After many years of being told that I needed to pray, to talk to God, to intercede, to listen to God, to know God better, I spent the better part of this last year actually doing that. I didn’t live in a monastery, but I did spend nearly every day in some kind of community prayer or devoted special time to pray on my own. I did everything from recite pre-written prayers to sit in silence to standing outside at night conversing with God aloud to sitting next to Jesus on a bench and talking to him like a dear friend. I’m far from an expert on prayer (indeed, a healthy prayer life recognizes that we will never be anything but beginners), but I think I’ve had a pretty unique opportunity to explore prayer more deeply, the leisure to just pray a lot more than I ever have before.
I’m eager to share all that I’ve learned and experienced. I think I have begun to develop a multi-faceted understanding of prayer from spending time with everyone from conservative white evangelicals (college) to the black church (this year in Durham) to white community folks (also Durham) and most recently from the folks at the CAC, who combine probably a more “liberal” end of the spectrum than any of the others with a strong awareness and inclusion of the ancient prayer practices.
While I’ve mentioned my experiences with prayer several times on this blog, after this Friday, I’ll try and synthesize some of my thoughts on here. For all of you in the D.C. area, I really encourage you to think about coming out to New Leaf Church’s “School for Christian Living,” that begins this Friday and will have 3 sessions this month. I’ll be teaching the first “class” (3 sessions), entitled “Becoming a Prayer.” For the course description and directions/time and location click here.

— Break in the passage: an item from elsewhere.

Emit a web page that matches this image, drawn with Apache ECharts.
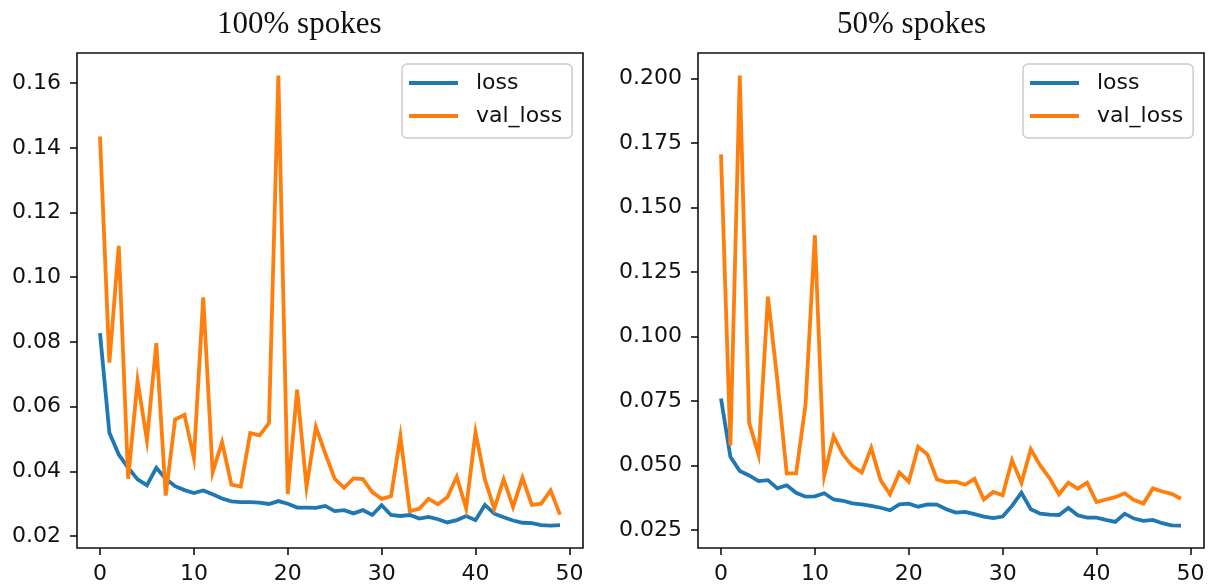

My hope from the 3 sessions is to try and emphasize the absolutely vital role that prayer is in the life of a Christian. My friend Brother Dunstan, a Benedictine monk, said to me yesterday that he believes that we have been put on earth for the sole purpose of developing a prayer life. That statement sounds absurd to some ears, and is if you define prayer very narrowly as humans talking to God. We need to pray, not because of what it causes God to do, but because of what it does in us. St. Paul says that we are to pray without ceasing, and to put it the way my recent mentor Richard Rohr does, I don’t think he had in mind going around saying the Lord’s Prayer or Hail Marys or any number of other prayers.
The word “role,” above is also an imprecise word. Prayer cannot be merely a tool or an important thing we do. We are called to a deeper spirituality, where we become a prayer, where our very life breathes God in and out always. It’s not just a matter of 20 minutes of quiet time a day, but those kinds of practices are supposed to lead us to a constant practice of God’s presence, “thinking always of God,” is the way Brother Lawrence phrases it. This kind of prayer leads us to an affective (not Effective) relationship with the Creator and generally to a deeper experience of God.
I’ll stop there for now, hopefully to entice the small audience of this blog to come over to the West Hyattsville community on Friday night for my first class. The last two classes will be quite different from the first one, but the goal is to offer three ways/aspects that lead us into deeper knowledge and experience of God.